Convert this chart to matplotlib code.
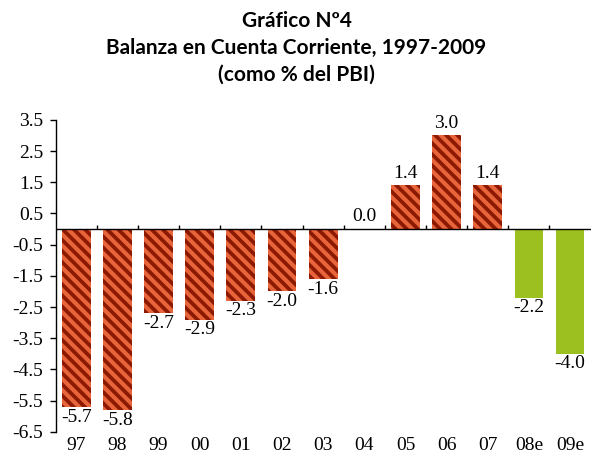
import numpy as np
import matplotlib.pyplot as plt

# Data
years = ['97', '98', '99', '00', '01', '02', '03', '04', '05', '06', '07', '08e', '09e']
values = [-5.7, -5.8, -2.7, -2.9, -2.3, -2.0, -1.6, 0.0, 1.4, 3.0, 1.4, -2.2, -4.0]
estimate = [False] * 11 + [True, True]
yticks = [3.5, 2.5, 1.5, 0.5, -0.5, -1.5, -2.5, -3.5, -4.5, -5.5, -6.5]

plt.rcParams['hatch.linewidth'] = 2.7
plt.rcParams['hatch.color'] = '#8c1a02'

fig = plt.figure(figsize=(5.93, 4.59), dpi=100)
ax = fig.add_axes([0.094, 0.059, 0.902, 0.680])

x = np.arange(len(years))
for xi, v, est in zip(x, values, estimate):
  if est:
    ax.bar(xi, v, width=0.7, color='#9dc021', linewidth=0)
  else:
    ax.bar(xi, v, width=0.7, color='#e8643a', hatch='\\\\\\', edgecolor='#8c1a02', linewidth=0)
  if v >= 0:
    ax.text(xi, v + 0.12, f'{v:.1f}', ha='center', va='bottom',
            fontsize=14, family='Liberation Serif')
  else:
    ax.text(xi, v - 0.05, f'{v:.1f}', ha='center', va='top',
            fontsize=14, family='Liberation Serif')

ax.set_xlim(-0.5, len(years) - 0.5)
ax.set_ylim(-6.5, 3.5)
ax.set_yticks(yticks)
ax.set_yticklabels([f'{t:.1f}' for t in yticks], family='Liberation Serif', fontsize=14)
ax.set_xticks(x)
ax.set_xticklabels(years, family='Liberation Serif', fontsize=14)
ax.tick_params(axis='x', length=0, pad=4)
ax.tick_params(axis='y', length=4, width=1, direction='out', pad=5)

for s in ['top', 'right', 'bottom']:
  ax.spines[s].set_visible(False)
ax.spines['left'].set_linewidth(1)

# zero line with small ticks between categories
ax.axhline(0, color='black', linewidth=1)
ax.vlines(x[:-1] + 0.5, 0, 0.12, color='black', linewidth=1)

fig.text(0.5, 0.975, 'Gráfico Nº4\nBalanza en Cuenta Corriente, 1997-2009\n(como % del PBI)',
         ha='center', va='top', fontsize=15, fontweight='bold', family='Lato',
         linespacing=1.4)

fig.savefig('out.png', dpi=100)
********************
GOAL OF THE EXERCISE =
Write the lines above out again exactly, without any of their pictures.

WRITTEN RESPONSE =
Convert this chart to matplotlib code.
import numpy as np
import matplotlib.pyplot as plt

# Data
years = ['97', '98', '99', '00', '01', '02', '03', '04', '05', '06', '07', '08e', '09e']
values = [-5.7, -5.8, -2.7, -2.9, -2.3, -2.0, -1.6, 0.0, 1.4, 3.0, 1.4, -2.2, -4.0]
estimate = [False] * 11 + [True, True]
yticks = [3.5, 2.5, 1.5, 0.5, -0.5, -1.5, -2.5, -3.5, -4.5, -5.5, -6.5]

plt.rcParams['hatch.linewidth'] = 2.7
plt.rcParams['hatch.color'] = '#8c1a02'

fig = plt.figure(figsize=(5.93, 4.59), dpi=100)
ax = fig.add_axes([0.094, 0.059, 0.902, 0.680])

x = np.arange(len(years))
for xi, v, est in zip(x, values, estimate):
  if est:
    ax.bar(xi, v, width=0.7, color='#9dc021', linewidth=0)
  else:
    ax.bar(xi, v, width=0.7, color='#e8643a', hatch='\\\\\\', edgecolor='#8c1a02', linewidth=0)
  if v >= 0:
    ax.text(xi, v + 0.12, f'{v:.1f}', ha='center', va='bottom',
            fontsize=14, family='Liberation Serif')
  else:
    ax.text(xi, v - 0.05, f'{v:.1f}', ha='center', va='top',
            fontsize=14, family='Liberation Serif')

ax.set_xlim(-0.5, len(years) - 0.5)
ax.set_ylim(-6.5, 3.5)
ax.set_yticks(yticks)
ax.set_yticklabels([f'{t:.1f}' for t in yticks], family='Liberation Serif', fontsize=14)
ax.set_xticks(x)
ax.set_xticklabels(years, family='Liberation Serif', fontsize=14)
ax.tick_params(axis='x', length=0, pad=4)
ax.tick_params(axis='y', length=4, width=1, direction='out', pad=5)

for s in ['top', 'right', 'bottom']:
  ax.spines[s].set_visible(False)
ax.spines['left'].set_linewidth(1)

# zero line with small ticks between categories
ax.axhline(0, color='black', linewidth=1)
ax.vlines(x[:-1] + 0.5, 0, 0.12, color='black', linewidth=1)

fig.text(0.5, 0.975, 'Gráfico Nº4\nBalanza en Cuenta Corriente, 1997-2009\n(como % del PBI)',
         ha='center', va='top', fontsize=15, fontweight='bold', family='Lato',
         linespacing=1.4)

fig.savefig('out.png', dpi=100)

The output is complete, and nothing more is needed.